3.Trasferimento di tecnologie
Se l’accesso ai fondi è importante per un successo contro il riscaldamento globale, è anche importante adottare soluzioni tecnologiche mirate alle realtà locali dei Paesi in via di sviluppo. Le traiettorie da seguire sono state abbastanza definite dagli accordi di Marrakesh del 2001, poi riprese dal Piano di azione di Bali del 2007.

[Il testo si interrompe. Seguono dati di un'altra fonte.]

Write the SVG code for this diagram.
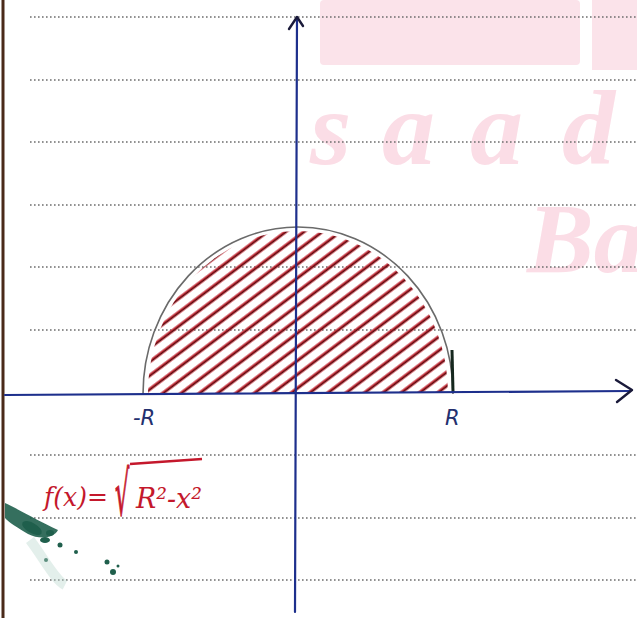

Attualmente il testo elaborato per i negoziati di Cancun prevede un meccanismo di trasferimento della tecnologia gestito da un comitato esecutivo all’interno del CTNC (Climate Technology Centre and Network) . che dovrebbe indicare le più appropriate tecnologie di miglioramento ambientale. Purtroppo ci sono ancora alcuni punti dolenti nei negoziati, particolarmente intorno alle modalità operative del CTNC :non si capisce bene se deve operare all’interno o all’esterno dell’ UNFCCC (United Nations Framework Convention on Climate Change).
C’è poi il problema dei brevetti. Molte nazioni industrializzate auspicano che i Paesi emergenti promulghino leggi chiare sui brevetti per una sicura trasferibilità delle tecnologie. Invece, le nazioni in via di sviluppo non vedono di buon occhio il rischio di costi elevati delle licenze che potrebbero frenare le necessarie azioni di adattamento.
4.Deforestazione e degrado delle foreste
Il testo di partenza del REDD (Riduzione delle Emissioni causate da Deforestazione e Degrado forestale) è a buon punto per quanto concerne gli obiettivi tecnici. A Cancun, tale testo dovrà essere corredato da un quadro economico coerente per l’istituzione di efficaci sistemi nazionali che garantiranno che sia avviata la protezione delle popolazioni indigene, la preservazione della biodiversità, e che le cause della deforestazione siano affrontate congiuntamente dai paesi industrializzati e da quelli in via di sviluppo.
Un buon segnale ci viene da Norvegia e Francia che hanno avviato la “REDD+ partnership”, un’iniziativa che ha già mobilitato 4,5 miliardi di $ USA per arrestare il processo di perdita delle foreste tropicali comprese quelle del Messico.